Par ailleurs, le roman est tout en oppositions : le jouisseur William Brown et son fils rigide ; la vieille Jaja et sa jeune protégée ; les deux duos de femmes autour de Brown ; la blancheur de la côte et la noirceur du Liberty Bar ; la lumière et l’ombre… Maigret n’y échappe pas, avec son costume sombre et son chapeau melon (nous sommes entre les deux guerres) contrastant avec la tenue claire et la fleur à la boutonnière du Méditerranéen Boutigues, l’inspecteur inconsistant venu l’accueillir à sa descente du train.
C’était l’heure rose, équivoque, où les moiteurs du soleil couchant se dissipent dans la fraicheur de la nuit proche. Maigret sortait du Liberty Bar comme on sort d’un mauvais lieu, les mains enfoncées dans les poches, le chapeau sur les yeux. Pourtant, après une dizaine de pas, il éprouva le besoin de se retourner, comme pour s’assurer de la réalité de cette atmosphère qu’il quittait. (2007- III:37-38)
Liberty Bar se clôt sur une conversation surréaliste chez les Maigret, dans laquelle le commissaire, autour d’un plat de morue à la crème, essaie de résumer l’affaire à sa femme :
– Je commence à comprendre !
– Rien du tout… Passe-moi la sauce… Il y a trop peu d’oignons.
– Ce sont les oignons de Paris qui n’ont aucun goût… J’en ai mis une livre… Continue… (2007- III: 103-104)
Est-ce le bonheur de savourer la cuisine de Mme Maigret (« Cette morue est une merveille ») ou le soulagement d’avoir su régler l'affaire au mieux (« On m’avait dit Surtout pas d’histoires. »), toujours est-il que le discours est particulièrement décousu et que plus il avance, plus Madame Maigret s'y perd.
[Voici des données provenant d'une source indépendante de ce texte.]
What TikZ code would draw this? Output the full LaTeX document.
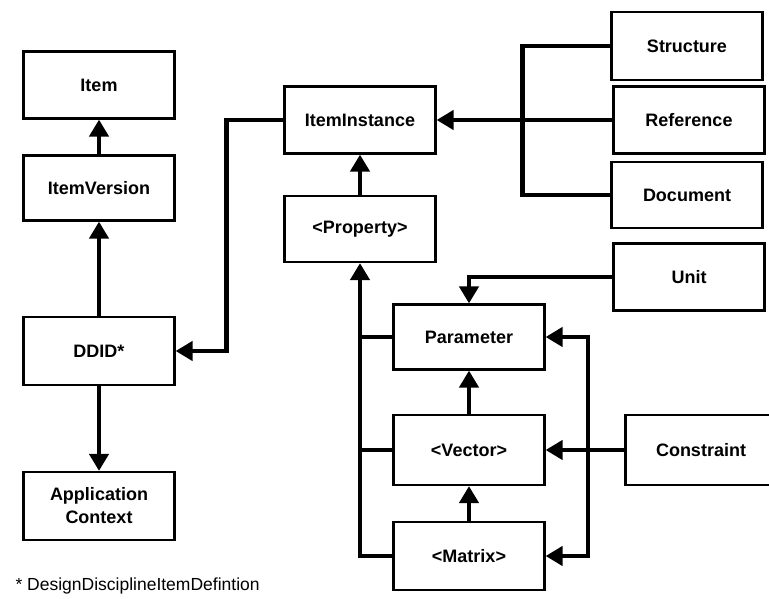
\documentclass[tikz,border=0pt]{standalone}
\usepackage{fontspec}
\setmainfont{Liberation Sans}
\usetikzlibrary{arrows.meta}
\begin{document}
\begin{tikzpicture}[x=1pt, y=-1pt,
	box/.style={draw, line width=2.2pt, minimum width=151pt, minimum height=67pt, inner sep=2pt, align=center, font=\fontsize{18}{23}\selectfont\bfseries},
	conn/.style={line width=4.2pt, -{Triangle[width=19pt, length=17pt]}},
	bar/.style={line width=4.2pt}]
	\useasboundingbox (0,0) rectangle (769,599);

	% Lado izquierdo
		\node[box] (item) at (99,85) {Item};
		\node[box, minimum height=65pt] (itemversion) at (99,188) {ItemVersion};
		\node[box, minimum height=68pt] (ddid) at (99,351) {DDID*};
		\node[box, minimum height=68pt] (appctx) at (99,506) {Application\\Context};

	% Columna central
		\node[box] (iteminst) at (360,120) {ItemInstance};
		\node[box, minimum height=66pt] (property) at (360,229) {<Property>};
		\node[box, minimum height=65pt] (parameter) at (469,337) {Parameter};
		\node[box, minimum height=70pt] (vector) at (469,450) {<Vector>};
		\node[box, minimum height=68pt] (matrix) at (469,556) {<Matrix>};

	% Lado derecho
		\node[box, minimum height=68pt] (structure) at (687,46) {Structure};
		\node[box] (reference) at (689,120) {Reference};
		\node[box, minimum height=66pt] (document) at (687,195) {Document};
		\node[box] (unit) at (689,277) {Unit};
		\node[box, minimum height=70pt] (constraint) at (701,450) {Constraint};

	% Flechas verticales
		\draw[conn] (itemversion) -- (item);
		\draw[conn] (ddid) -- (itemversion);
		\draw[conn] (ddid) -- (appctx);
		\draw[conn] (property) -- (iteminst);
		\draw[conn] (vector) -- (parameter);
		\draw[conn] (matrix) -- (vector);

	% ItemInstance a DDID
		\draw[conn] (iteminst.west) -- ++(-57,0) |- (ddid.east);

	% Structure, Reference, Document
		\draw[conn] (reference.west) -- (iteminst.east);
		\draw[bar] (structure.west) -- ++(-88,0) |- (document.west);

	% Unit
		\draw[conn] (unit.west) -| (parameter.north);

	% Barra izquierda hacia <Property>
		\draw[conn] (matrix.west) -| (property.south);
		\draw[bar] (parameter.west) -- (parameter.west -| property.south);
		\draw[bar] (vector.west) -- (vector.west -| property.south);

	% Barra derecha y Constraint
		\coordinate (rbus) at ([xshift=42pt]vector.east);
		\draw[conn] (constraint.west) -- (vector.east);
		\draw[conn] (rbus) |- (parameter.east);
		\draw[conn] (rbus) |- (matrix.east);

	% Nota
		\node[anchor=west, font=\fontsize{17.5}{21}\selectfont] (note) at (12,586) {* DesignDisciplineItemDefintion};
\end{tikzpicture}
\end{document}
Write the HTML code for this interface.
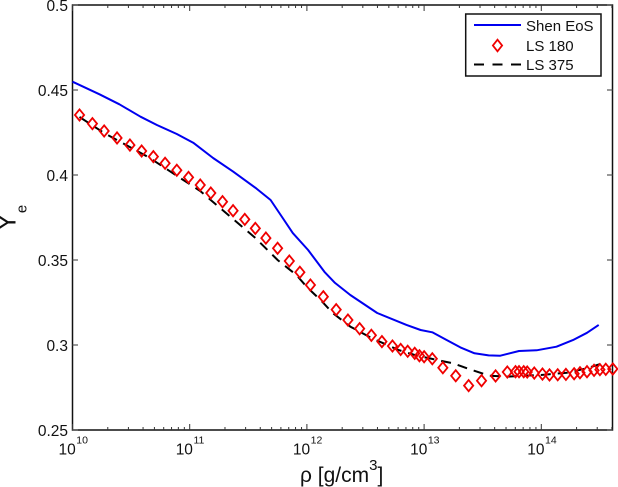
<!DOCTYPE html>
<html>
<head>
<meta charset="utf-8">
<style>
html,body{margin:0;padding:0;background:#fff;}
svg{display:block;font-family:"Liberation Sans",sans-serif;}
</style>
</head>
<body>
<svg id="chart" width="618" height="487" viewBox="0 0 618 487" xmlns="http://www.w3.org/2000/svg"></svg>
<script>
var xTickExponents = [10, 11, 12, 13, 14];
var yTickValues = [0.25, 0.3, 0.35, 0.4, 0.45, 0.5];
var yTickLabels = ["0.25", "0.3", "0.35", "0.4", "0.45", "0.5"];
var minorMultipliers = [2, 3, 4, 5, 6, 7, 8, 9];

var shenLogRho = [10.00, 10.23, 10.40, 10.58, 10.72, 10.89, 11.03, 11.20, 11.37, 11.57, 11.69, 11.785, 11.88, 12.01, 12.15, 12.24, 12.37, 12.60, 12.85, 12.97, 13.07, 13.19, 13.31, 13.43, 13.55, 13.65, 13.81, 13.96, 14.13, 14.27, 14.39, 14.49];
var shenYe = [0.4549, 0.4475, 0.4416, 0.4343, 0.4294, 0.4241, 0.4190, 0.4100, 0.4020, 0.3920, 0.3853, 0.3756, 0.3658, 0.3559, 0.3430, 0.3365, 0.3294, 0.3188, 0.3118, 0.3088, 0.3075, 0.3030, 0.2986, 0.2951, 0.2939, 0.2937, 0.2965, 0.2969, 0.2990, 0.3029, 0.3072, 0.3118];

var ls180LogRho = [10.06, 10.17, 10.27, 10.38, 10.49, 10.59, 10.69, 10.79, 10.89, 10.99, 11.09, 11.18, 11.28, 11.37, 11.47, 11.56, 11.65, 11.75, 11.85, 11.94, 12.03, 12.14, 12.25, 12.35, 12.45, 12.55, 12.64, 12.73, 12.80, 12.86, 12.92, 12.96, 13.00, 13.07, 13.16, 13.27, 13.38, 13.49, 13.61, 13.71, 13.78, 13.81, 13.85, 13.88, 13.94, 14.01, 14.07, 14.14, 14.21, 14.28, 14.33, 14.39, 14.45, 14.50, 14.55, 14.61];
var ls180Ye = [0.4353, 0.4302, 0.4259, 0.4218, 0.4176, 0.4141, 0.4108, 0.4069, 0.4028, 0.3986, 0.3941, 0.3894, 0.3843, 0.3790, 0.3739, 0.3686, 0.3629, 0.3569, 0.3494, 0.3428, 0.3353, 0.3284, 0.3208, 0.3147, 0.3096, 0.3057, 0.3020, 0.2994, 0.2974, 0.2963, 0.2951, 0.2937, 0.2931, 0.2919, 0.2866, 0.2819, 0.2761, 0.2790, 0.2818, 0.2841, 0.2843, 0.2843, 0.2843, 0.2841, 0.2835, 0.2829, 0.2824, 0.2825, 0.2827, 0.2831, 0.2837, 0.2843, 0.2851, 0.2855, 0.2857, 0.2859];

var ls375LogRho = [10.06, 10.27, 10.66, 10.88, 11.09, 11.28, 11.56, 11.75, 11.91, 12.00, 12.13, 12.22, 12.37, 12.55, 12.78, 12.92, 13.11, 13.25, 13.39, 13.56, 13.71, 14.02, 14.22, 14.39, 14.52];
var ls375Ye = [0.4341, 0.4247, 0.4100, 0.4000, 0.3906, 0.3794, 0.3630, 0.3500, 0.3412, 0.3341, 0.3255, 0.3188, 0.3108, 0.3041, 0.2971, 0.2941, 0.2912, 0.2892, 0.2857, 0.2819, 0.2814, 0.2825, 0.2837, 0.2863, 0.2892];

var svg = document.getElementById('chart');
var NS = 'http://www.w3.org/2000/svg';
var plotLeft = 72.5, plotRight = 612.5, plotTop = 5, plotBottom = 430;
var xMin = 10, decadeWidth = 117.2;
var yMin = 0.25, yMax = 0.5;

function xScale(logValue) { return plotLeft + (logValue - xMin) * decadeWidth; }
function yScale(value) { return plotBottom - (value - yMin) / (yMax - yMin) * (plotBottom - plotTop); }

function make(tag, attrs, parent) {
  var el = document.createElementNS(NS, tag);
  for (var k in attrs) { el.setAttribute(k, attrs[k]); }
  (parent || svg).appendChild(el);
  return el;
}
function pointsFor(xs, ys) {
  return xs.map(function (v, i) { return xScale(v).toFixed(1) + ',' + yScale(ys[i]).toFixed(1); }).join(' ');
}

/* axis box */
var box = make('rect', {x: plotLeft, y: plotTop, width: plotRight - plotLeft, height: plotBottom - plotTop, fill: '#fff', stroke: '#111', 'stroke-width': 1.5});



/* x ticks */
xTickExponents.forEach(function (exp) {
  var px = xScale(exp);
  [[plotBottom, plotBottom - 6], [plotTop, plotTop + 6]].forEach(function (p) {
    var t = make('line', {x1: px, x2: px, y1: p[0], y2: p[1], stroke: '#333', 'stroke-width': 1});
    
    
  });
  minorMultipliers.forEach(function (m) {
    var mx = xScale(exp + Math.log10(m));
    if (mx > plotRight) { return; }
    [[plotBottom, plotBottom - 3], [plotTop, plotTop + 3]].forEach(function (p) {
      var t = make('line', {x1: mx, x2: mx, y1: p[0], y2: p[1], stroke: '#333', 'stroke-width': 1});
      
      
    });
  });
  var label = make('text', {x: px - 14, y: 454.5, 'font-size': 15.5, fill: '#111'});
  
  
  label.textContent = '10';
  var sup = make('tspan', {dx: 0.5, dy: -11, 'font-size': 10.5}, label);
  sup.textContent = String(exp);
});

/* y ticks */
yTickValues.forEach(function (v, i) {
  var py = yScale(v);
  var t1 = make('line', {x1: plotLeft, x2: plotLeft + 5.5, y1: py, y2: py, stroke: '#555', 'stroke-width': 1.2});
  
  
  var t2 = make('line', {x1: plotRight, x2: plotRight - 5.5, y1: py, y2: py, stroke: '#555', 'stroke-width': 1.2});
  
  
  var label = make('text', {x: 68, y: py + 6, 'font-size': 15.5, 'text-anchor': 'end', fill: '#111'});
  
  
  label.textContent = yTickLabels[i];
});

/* series */
var ls375Line = make('polyline', {points: pointsFor(ls375LogRho, ls375Ye), fill: 'none', stroke: '#000', 'stroke-width': 2, 'stroke-dasharray': '10 7'});



var shenLine = make('polyline', {points: pointsFor(shenLogRho, shenYe), fill: 'none', stroke: '#0000f0', 'stroke-width': 2, 'stroke-linejoin': 'round'});



function diamond(cx, cy, rx, ry) {
  return cx + ',' + (cy - ry) + ' ' + (cx + rx) + ',' + cy + ' ' + cx + ',' + (cy + ry) + ' ' + (cx - rx) + ',' + cy;
}
ls180LogRho.forEach(function (v, i) {
  var d = make('polygon', {points: diamond(xScale(v), yScale(ls180Ye[i]), 4.6, 5.6), fill: 'none', stroke: '#f00000', 'stroke-width': 1.8});
  
  
});

/* axis titles */
var xTitle = make('text', {x: 300, y: 482, 'font-size': 21, fill: '#111'});


xTitle.textContent = 'ρ [g/cm';
var xSup = make('tspan', {dy: -12, 'font-size': 15}, xTitle);
xSup.textContent = '3';
var xEnd = make('tspan', {dy: 12}, xTitle);
xEnd.textContent = ']';

var yTitle = make('text', {transform: 'translate(15.7,231) rotate(-90)', 'font-size': 26, fill: '#111'});


yTitle.textContent = 'Y';
var ySub = make('tspan', {dx: 0.5, dy: 11, 'font-size': 15}, yTitle);
ySub.textContent = 'e';

/* legend */
var legend = make('g', {});


var legendBox = make('rect', {x: 465.7, y: 14, width: 135.3, height: 62, fill: '#fff', stroke: '#111', 'stroke-width': 1.5}, legend);



var legendShen = make('line', {x1: 474, x2: 521, y1: 25, y2: 25, stroke: '#0000f0', 'stroke-width': 2}, legend);


var legendDiamond = make('polygon', {points: diamond(497.5, 45.5, 4.6, 5.8), fill: 'none', stroke: '#f00000', 'stroke-width': 1.8}, legend);


var legendDash = make('line', {x1: 474, x2: 521, y1: 64.5, y2: 64.5, stroke: '#000', 'stroke-width': 2, 'stroke-dasharray': '10 8.5'}, legend);



var t1 = make('text', {x: 526, y: 31, 'font-size': 15, fill: '#111'}, legend);


t1.textContent = 'Shen EoS';
var t2 = make('text', {x: 526, y: 51, 'font-size': 15, fill: '#111'}, legend);


t2.textContent = 'LS 180';
var t3 = make('text', {x: 526, y: 70, 'font-size': 15, fill: '#111'}, legend);


t3.textContent = 'LS 375';
</script>
</body>
</html>
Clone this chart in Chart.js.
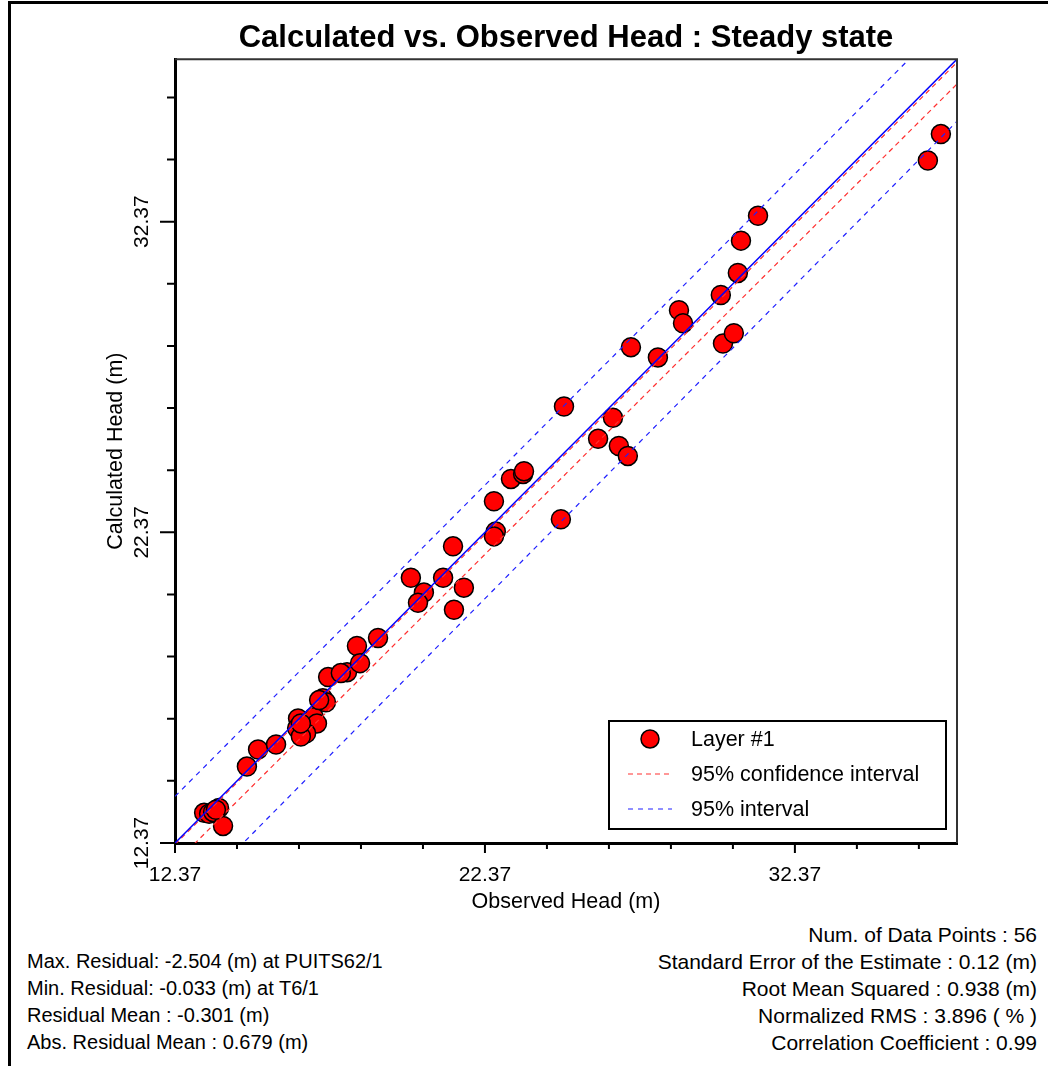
<!DOCTYPE html>
<html>
<head>
<meta charset="utf-8">
<script src="https://cdn.jsdelivr.net/npm/chart.js@4.4.1/dist/chart.umd.min.js"></script>
<style>
  html, body { margin: 0; padding: 0; background: #fff; }
  #page { position: relative; width: 1048px; height: 1066px; overflow: hidden; font-family: "Liberation Sans", Arial, sans-serif; }
  #frame { position: absolute; left: 8px; top: 1px; width: 1200px; height: 1200px; border-left: 3px solid #000; border-top: 3px solid #000; }
  #wrap { position: absolute; left: 0; top: 0; width: 1048px; height: 915px; }
  .stats { position: absolute; line-height: 27px; color: #000; white-space: nowrap; }
  #statsLeft { left: 27px; top: 948px; font-size: 20px; }
  #statsRight { right: 11px; top: 921px; text-align: right; font-size: 21px; }
</style>
</head>
<body>
<div id="page">
  <div id="frame"></div>
  <div id="wrap"><canvas id="headChart"></canvas></div>
  <div class="stats" id="statsLeft"></div>
  <div class="stats" id="statsRight"></div>
</div>
<script>
// observed vs calculated heads (m)
const observedHead = [
  13.31, 13.47, 13.60, 13.79, 13.92, 13.69, 14.69, 15.05, 15.63, 16.34,
  16.85, 16.95, 16.31, 16.60, 16.43, 16.43, 17.14, 17.24, 17.02, 17.31,
  17.92, 17.72, 18.24, 18.34, 18.92, 19.98, 20.40, 20.21, 21.02, 21.69,
  21.37, 21.34, 22.66, 22.72, 22.66, 23.21, 23.60, 23.63, 24.82, 24.92,
  26.02, 26.50, 26.69, 26.98, 27.08, 27.95, 28.63, 28.76, 29.98, 30.53,
  30.63, 31.18, 30.05, 30.40, 36.66, 37.08
];
const calculatedHead = [
  13.34, 13.31, 13.37, 13.50, 12.92, 13.44, 14.83, 15.38, 15.54, 16.38,
  16.42, 16.22, 16.06, 15.90, 15.80, 16.22, 17.03, 16.90, 16.97, 17.71,
  17.87, 17.84, 18.71, 18.16, 18.97, 20.91, 20.43, 20.10, 20.91, 20.59,
  19.88, 21.92, 23.37, 22.40, 22.24, 24.09, 24.25, 24.34, 22.79, 26.42,
  25.38, 26.06, 25.15, 24.83, 28.33, 28.00, 29.52, 29.10, 30.01, 30.72,
  31.76, 32.56, 28.45, 28.78, 34.34, 35.19
];

const axisMin = 12.37;
const axisMax = 37.6;
const tickValues = [12.37, 14.37, 16.37, 18.37, 20.37, 22.37, 24.37, 26.37, 28.37, 30.37, 32.37, 34.37, 36.37];
const majorTicks = [12.37, 22.37, 32.37];

// reference lines, given at both ends of the axis
const lineX = [12.37, 37.6];
const oneToOneY = [12.37, 37.6];
const confUpperY = [12.32, 37.5];
const confLowerY = [11.72, 36.8];
const predUpperY = [13.87, 39.15];
const predLowerY = [10.15, 35.6];

const statsLeft = [
  'Max. Residual: -2.504 (m) at PUITS62/1',
  'Min. Residual: -0.033 (m) at T6/1',
  'Residual Mean : -0.301 (m)',
  'Abs. Residual Mean : 0.679 (m)'
];
const statsRight = [
  'Num. of Data Points : 56',
  'Standard Error of the Estimate : 0.12 (m)',
  'Root Mean Squared : 0.938 (m)',
  'Normalized RMS : 3.896 ( % )',
  'Correlation Coefficient : 0.99'
];

document.getElementById('statsLeft').innerHTML = statsLeft.join('<br>');
document.getElementById('statsRight').innerHTML = statsRight.join('<br>');

const FONT = '"Liberation Sans", Arial, sans-serif';

function toPoints(xs, ys) {
  return xs.map((x, i) => ({ x: x, y: ys[i] }));
}

function isMajor(v) {
  return majorTicks.some((m) => Math.abs(m - v) < 1e-6);
}

function refLine(label, ys, color, dash, width) {
  return {
    label: label,
    data: toPoints(lineX, ys),
    showLine: true,
    borderColor: color,
    borderWidth: width,
    borderDash: dash,
    pointRadius: 0,
    fill: false,
    order: 1,
  };
}

// tick marks, plot frame and the legend box
const framePlugin = {
  id: 'frame',
  afterDraw(chart) {
    const ctx = chart.ctx;
    const area = chart.chartArea;
    const xs = chart.scales.x;
    const ys = chart.scales.y;

    ctx.save();
    ctx.strokeStyle = '#333';
    ctx.lineWidth = 2;
    ctx.beginPath();
    ctx.moveTo(area.left, area.top);
    ctx.lineTo(area.right, area.top);
    ctx.lineTo(area.right, area.bottom);
    ctx.stroke();

    ctx.strokeStyle = '#000';
    ctx.lineWidth = 2;
    tickValues.forEach((v) => {
      const px = xs.getPixelForValue(v);
      const py = ys.getPixelForValue(v);
      const major = isMajor(v);
      ctx.beginPath();
      ctx.moveTo(px, area.bottom);
      ctx.lineTo(px, area.bottom + (major ? 10 : 6));
      ctx.moveTo(area.left, py);
      ctx.lineTo(area.left - (major ? 15 : 8), py);
      ctx.stroke();
    });

    // legend
    const bw = 337, bh = 108;
    const bx = area.right - 348;
    const by = area.bottom - 122;
    ctx.fillStyle = '#fff';
    ctx.fillRect(bx, by, bw, bh);
    ctx.strokeStyle = '#000';
    ctx.lineWidth = 2;
    ctx.strokeRect(bx, by, bw, bh);

    const ds = chart.data.datasets;
    const rows = [
      { text: 'Layer #1', ds: ds[0], point: true },
      { text: '95% confidence interval', ds: ds[2] },
      { text: '95% interval', ds: ds[4] },
    ];
    ctx.font = '21.5px ' + FONT;
    ctx.textBaseline = 'middle';
    ctx.textAlign = 'left';
    rows.forEach((r, i) => {
      const cy = by + 18 + i * 35;
      if (r.point) {
        ctx.beginPath();
        ctx.arc(bx + 41, cy, 9, 0, Math.PI * 2);
        ctx.fillStyle = r.ds.backgroundColor;
        ctx.fill();
        ctx.lineWidth = 1.5;
        ctx.strokeStyle = r.ds.borderColor;
        ctx.stroke();
      } else {
        ctx.beginPath();
        ctx.setLineDash(r.ds.borderDash);
        ctx.strokeStyle = r.ds.borderColor;
        ctx.lineWidth = 1.2;
        ctx.moveTo(bx + 19, cy);
        ctx.lineTo(bx + 63, cy);
        ctx.stroke();
        ctx.setLineDash([]);
      }
      ctx.fillStyle = '#000';
      ctx.fillText(r.text, bx + 82, cy + 1);
    });
    ctx.restore();
  }
};

const axisCommon = {
  type: 'linear',
  min: axisMin,
  max: axisMax,
  afterBuildTicks: (axis) => {
    axis.ticks = tickValues.map((v) => ({ value: v }));
  },
  grid: {
    display: true,
    drawOnChartArea: false,
    drawTicks: true,
    tickLength: 10,
    tickColor: 'rgba(0,0,0,0)',
  },
  border: { display: true, color: '#000', width: 3 },
};

new Chart(document.getElementById('headChart'), {
  type: 'scatter',
  data: {
    datasets: [
      {
        label: 'Layer #1',
        data: toPoints(observedHead, calculatedHead),
        backgroundColor: '#ff0000',
        borderColor: '#000000',
        borderWidth: 1.5,
        pointRadius: 9.5,
        pointHoverRadius: 9.5,
        order: 5,
      },
      refLine('1:1', oneToOneY, '#0000ff', [], 1.5),
      refLine('95% confidence interval', confUpperY, '#ff3030', [5, 4], 1.2),
      refLine('95% confidence interval (lower)', confLowerY, '#ff3030', [5, 4], 1.2),
      refLine('95% interval', predUpperY, '#2020ff', [5, 5], 1.2),
      refLine('95% interval (lower)', predLowerY, '#2020ff', [5, 5], 1.2),
    ],
  },
  options: {
    responsive: true,
    maintainAspectRatio: false,
    animation: false,
    layout: { padding: { top: 20, left: 103, right: 91, bottom: 0 } },
    plugins: {
      legend: { display: false },
      tooltip: { enabled: false },
      title: {
        display: true,
        fullSize: false,
        text: 'Calculated vs. Observed Head : Steady state',
        color: '#000',
        font: { family: FONT, size: 31, weight: 'bold' },
        padding: { top: 0, bottom: 2 },
      },
    },
    scales: {
      x: {
        ...axisCommon,
        ticks: {
          autoSkip: false,
          maxRotation: 0,
          color: '#000',
          padding: 10,
          font: { family: FONT, size: 21 },
          callback: (v) => (isMajor(v) ? v.toFixed(2) : ''),
        },
        title: {
          display: true,
          text: 'Observed Head (m)',
          color: '#000',
          font: { family: FONT, size: 21.5 },
          padding: { top: -9, bottom: 0 },
        },
      },
      y: {
        ...axisCommon,
        grid: { ...axisCommon.grid, tickLength: 15 },
        ticks: {
          autoSkip: false,
          minRotation: 90,
          maxRotation: 90,
          crossAlign: 'center',
          color: '#000',
          padding: -8,
          font: { family: FONT, size: 21 },
          callback: (v) => (isMajor(v) ? v.toFixed(2) : ''),
        },
        title: {
          display: true,
          text: 'Calculated Head (m)',
          color: '#000',
          font: { family: FONT, size: 21.5 },
          padding: { top: 0, bottom: 22 },
        },
      },
    },
  },
  plugins: [framePlugin],
});
</script>
</body>
</html>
Tout est si simple pourtant : « C’est tout !... On n’en parlera plus… Une pauvre histoire d’amour qui a tourné mal… ».
NB : Pour les amateurs de séries inspirées des enquêtes de Maigret, signalons que Liberty Bar fut la première apparition du commissaire à la télévision française, dans un téléfilm réalisé en 1960 par Jean-Marie Coldefy, avec Louis Arbessier dans le rôle de Maigret.
Georges Simenon, Liberty Bar © Paris, Fayard, 1932 et Omnibus,, 2007.